I don’t know when these kinds of health issues, and allergies, started to become so prevalent in our world, because there aren’t any studies that have been done it that I’m aware of. But they haven’t always been so widespread, and because it seems so new, the rituals around food haven’t changed to account for them, and those who have different diets or allergies must be extremely vigilant around the food they eat and how it’s been prepared, they have to question the rituals other’s go through to prepare food, which becomes a ritual (or a practice) in itself.

For me personally, it is hard to constantly turn down people’s offers to cook or share food. I feel bad because I cannot partake in something that someone spent time and effort in preparing.
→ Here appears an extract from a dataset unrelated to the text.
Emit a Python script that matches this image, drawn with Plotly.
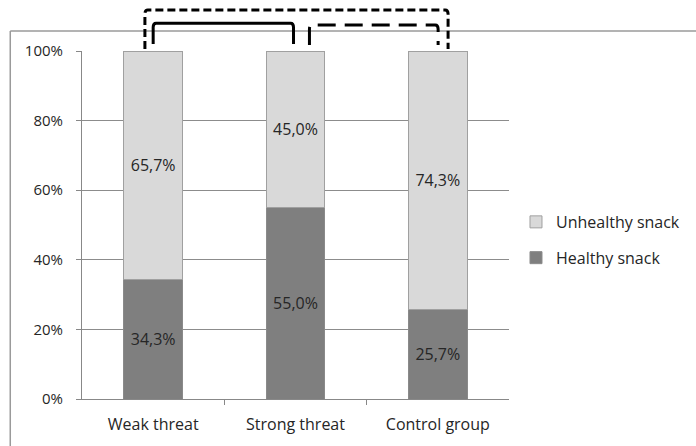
import plotly.graph_objects as go

categories = ["Weak threat", "Strong threat", "Control group"]
healthy = [34.3, 55.0, 25.7]
unhealthy = [65.7, 45.0, 74.3]
y_ticks = [0, 20, 40, 60, 80, 100]
y_ticktext = [f"{v}%" for v in y_ticks]

FONT = "'Open Sans', sans-serif"
TXT = "#262626"
xpos = list(range(len(categories)))

fig = go.Figure()
fig.add_trace(go.Bar(
    x=xpos, y=healthy, name="Healthy snack", legendgroup="h", legendrank=2,
    marker=dict(color="#7f7f7f", line=dict(color="#8a8a8a", width=1)),
    width=0.41, texttemplate="%{y:.1f}%", textposition="inside",
    insidetextanchor="middle", textangle=0, constraintext="none",
    textfont=dict(family=FONT, size=16, color=TXT), hoverinfo="skip",
))
fig.add_trace(go.Bar(
    x=xpos, y=unhealthy, name="Unhealthy snack", legendgroup="u", legendrank=1,
    marker=dict(color="#d9d9d9", line=dict(color="#a0a0a0", width=1)),
    width=0.41, texttemplate="%{y:.1f}%", textposition="inside",
    insidetextanchor="middle", textangle=0, constraintext="none",
    textfont=dict(family=FONT, size=16, color=TXT), hoverinfo="skip",
))

# invisible trace to carry boundary tick marks on a second x axis
fig.add_trace(go.Scatter(x=[-0.5, 2.5], y=[0, 0], xaxis="x2", mode="none",
                         showlegend=False, hoverinfo="skip"))

fig.update_layout(
    width=696, height=446,
    margin=dict(l=82, r=186, t=51, b=47),
    paper_bgcolor="white", plot_bgcolor="white",
    barmode="stack", separators=", ",
    font=dict(family=FONT, size=15, color=TXT),
    xaxis=dict(range=[-0.5, 2.5], tickvals=xpos, ticktext=categories,
               showgrid=False, zeroline=False, ticks="", showline=True,
               linecolor="#888888", linewidth=1, ticklabelstandoff=11,
               tickfont=dict(size=16, color=TXT, family=FONT), fixedrange=True),
    xaxis2=dict(range=[-0.5, 2.5], overlaying="x", side="bottom", tickvals=[0.5, 1.5],
                ticks="outside", ticklen=5, tickcolor="#888888", showticklabels=False,
                showgrid=False, zeroline=False, showline=False, anchor="y"),
    yaxis=dict(range=[0, 100], tickvals=y_ticks, ticktext=y_ticktext,
               showgrid=True, gridcolor="#8c8c8c", gridwidth=1, zeroline=False,
               showline=True, linecolor="#888888", linewidth=1,
               ticks="outside", ticklen=5, tickcolor="#888888", ticklabelstandoff=10,
               tickfont=dict(size=15, color=TXT, family=FONT), fixedrange=True),
    legend=dict(x=1.014, y=0.457, xanchor="left", yanchor="middle",
                traceorder="grouped", tracegroupgap=12,
                font=dict(size=16, color=TXT, family=FONT),
                itemwidth=30, bgcolor="rgba(0,0,0,0)"),
    showlegend=True,
)

# outer frame (chart-area border, open at right and bottom)
frame = dict(color="#9a9a9a", width=1.5)
fig.add_shape(type="line", xref="paper", yref="paper", x0=-0.168, x1=1.6,
              y0=1.0575, y1=1.0575, line=frame)
fig.add_shape(type="line", xref="paper", yref="paper", x0=-0.168, x1=-0.168,
              y0=1.0575, y1=-0.3, line=frame)

def bracket(xa, xb, ylo, yhi, dash, r=0.02, ry=0.012):
    path = (f"M {xa},{ylo} L {xa},{yhi - ry} Q {xa},{yhi} {xa + r},{yhi} "
            f"L {xb - r},{yhi} Q {xb},{yhi} {xb},{yhi - ry} L {xb},{ylo}")
    fig.add_shape(type="path", xref="x", yref="paper", path=path,
                  line=dict(color="black", width=3, dash=dash))

bracket(-0.058, 2.072, 1.006, 1.118, "8px,4px")
bracket(0.0, 0.986, 1.020, 1.080, "solid")
bracket(1.098, 2.002, 1.017, 1.075, "18px,9px")

fig.write_html("out.html")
To have to interrogate anyone offering food about what’s in it and how it was prepared, because them reassuringly saying that it’s ‘all natural’ really doesn’t mean anything to me. My allergies are to natural substances that are usually considered healthy. I have the interesting experience that I can eat (in general) either expensive, organic vegan/vegetarian dishes, or the cheapest, processed food, but the middle ground is where most of my allergies lie. There is one tomato sauce I can eat, that you can get only at the dollar store. I can eat it because it’s made cheaply enough to not have olive or canola or sunflower oil in it, and it’s in a glass jar rather than a can. So to determine whether I can eat something someone else has prepared I have to know if they regularly cook meat in the dishes they used to prepare the food, I have to know if they used canned foods, I have to know if they used cooking spray or oil, and then what kind. I have to interrogate the entire chain of production to make sure it won’t make me sick. So many things that I am allergic to get into people’s food without their conscious awareness of it happening.
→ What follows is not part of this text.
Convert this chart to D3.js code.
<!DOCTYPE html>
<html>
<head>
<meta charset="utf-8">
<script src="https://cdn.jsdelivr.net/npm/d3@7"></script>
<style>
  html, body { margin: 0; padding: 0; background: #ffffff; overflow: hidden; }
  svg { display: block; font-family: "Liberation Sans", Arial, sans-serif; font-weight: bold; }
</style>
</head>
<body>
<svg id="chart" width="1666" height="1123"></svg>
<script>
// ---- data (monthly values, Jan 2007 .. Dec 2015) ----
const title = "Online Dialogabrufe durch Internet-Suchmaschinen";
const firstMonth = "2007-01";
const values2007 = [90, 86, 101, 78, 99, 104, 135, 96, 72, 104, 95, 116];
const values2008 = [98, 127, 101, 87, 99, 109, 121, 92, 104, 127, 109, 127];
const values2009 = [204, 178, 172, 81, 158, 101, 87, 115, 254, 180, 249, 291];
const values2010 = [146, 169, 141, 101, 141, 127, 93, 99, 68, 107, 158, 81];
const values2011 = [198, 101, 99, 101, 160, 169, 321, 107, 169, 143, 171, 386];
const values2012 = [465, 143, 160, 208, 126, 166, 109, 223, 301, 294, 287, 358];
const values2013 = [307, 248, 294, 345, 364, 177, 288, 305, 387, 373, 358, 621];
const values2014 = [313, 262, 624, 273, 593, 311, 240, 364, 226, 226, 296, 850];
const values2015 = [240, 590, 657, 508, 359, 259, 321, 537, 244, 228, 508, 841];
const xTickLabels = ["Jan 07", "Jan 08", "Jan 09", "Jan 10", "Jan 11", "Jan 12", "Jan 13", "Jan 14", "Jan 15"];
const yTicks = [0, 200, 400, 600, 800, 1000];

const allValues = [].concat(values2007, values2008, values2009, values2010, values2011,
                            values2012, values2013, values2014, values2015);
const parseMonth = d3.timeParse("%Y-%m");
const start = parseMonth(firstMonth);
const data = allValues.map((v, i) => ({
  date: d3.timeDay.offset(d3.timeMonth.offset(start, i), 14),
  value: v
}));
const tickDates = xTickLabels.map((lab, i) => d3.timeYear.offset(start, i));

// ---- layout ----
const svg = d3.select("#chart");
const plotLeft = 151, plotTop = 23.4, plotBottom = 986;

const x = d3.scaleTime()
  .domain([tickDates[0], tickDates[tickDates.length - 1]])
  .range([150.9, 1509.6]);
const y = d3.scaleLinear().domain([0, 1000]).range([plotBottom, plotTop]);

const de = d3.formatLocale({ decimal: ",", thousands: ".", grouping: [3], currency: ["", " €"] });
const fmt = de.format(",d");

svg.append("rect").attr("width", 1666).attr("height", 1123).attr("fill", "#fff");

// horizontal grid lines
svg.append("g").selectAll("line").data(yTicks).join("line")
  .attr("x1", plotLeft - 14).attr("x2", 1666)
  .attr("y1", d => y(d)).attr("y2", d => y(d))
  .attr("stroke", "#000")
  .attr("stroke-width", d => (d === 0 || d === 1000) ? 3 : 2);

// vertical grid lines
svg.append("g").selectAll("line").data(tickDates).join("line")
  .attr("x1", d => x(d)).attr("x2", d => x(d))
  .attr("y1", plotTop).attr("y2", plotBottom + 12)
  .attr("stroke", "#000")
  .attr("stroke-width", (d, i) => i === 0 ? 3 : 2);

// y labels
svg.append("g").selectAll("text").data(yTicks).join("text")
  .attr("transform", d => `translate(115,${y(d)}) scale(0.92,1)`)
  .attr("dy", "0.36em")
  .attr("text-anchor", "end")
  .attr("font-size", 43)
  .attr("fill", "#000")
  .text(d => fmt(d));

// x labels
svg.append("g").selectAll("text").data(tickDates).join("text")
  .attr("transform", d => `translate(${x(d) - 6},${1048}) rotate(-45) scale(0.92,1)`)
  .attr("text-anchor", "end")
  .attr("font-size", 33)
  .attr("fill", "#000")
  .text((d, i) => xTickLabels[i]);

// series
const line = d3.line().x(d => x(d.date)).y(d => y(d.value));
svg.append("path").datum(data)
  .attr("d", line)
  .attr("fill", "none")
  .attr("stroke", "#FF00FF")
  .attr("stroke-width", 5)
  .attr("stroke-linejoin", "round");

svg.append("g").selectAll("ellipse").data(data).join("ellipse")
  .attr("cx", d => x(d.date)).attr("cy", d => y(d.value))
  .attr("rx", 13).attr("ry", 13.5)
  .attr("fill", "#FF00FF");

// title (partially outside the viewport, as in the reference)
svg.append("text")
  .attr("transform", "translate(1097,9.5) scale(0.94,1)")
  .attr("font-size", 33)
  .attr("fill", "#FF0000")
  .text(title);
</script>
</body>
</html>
The preparation of the kale we harvested week 3 is a good example of this. I picked some kale leaves from the field with my own hands. At that point I can eat them, sure. When we massaged them, the person sitting next to me commented that they smelled and felt oily. They were still considered by most in the class as ‘just kale’. But only moments later it was noted that the leaves has been drizzled in olive oil. Still ‘just kale’? By most people’s perspective, the oil added in this step unbeknownst to the room was inconsequential, a nothing. But that inconsequential step would mean a migraine for up to several days if ingested, to me.

So instead of performing that interrogation ritual, it’s easier to perform the apologetic refusal ritual.

My conclusions from these observations and notes is that it’s very important to consider what rituals each of us go through around food, eating, and preparation and why we do each of those things. Which parts are important and meaningful, which are autopilot or habit and why? In addition, it would be interesting to know more about the variables and factors in how people’s ability to participate in things like potlucks has changed over the last decades.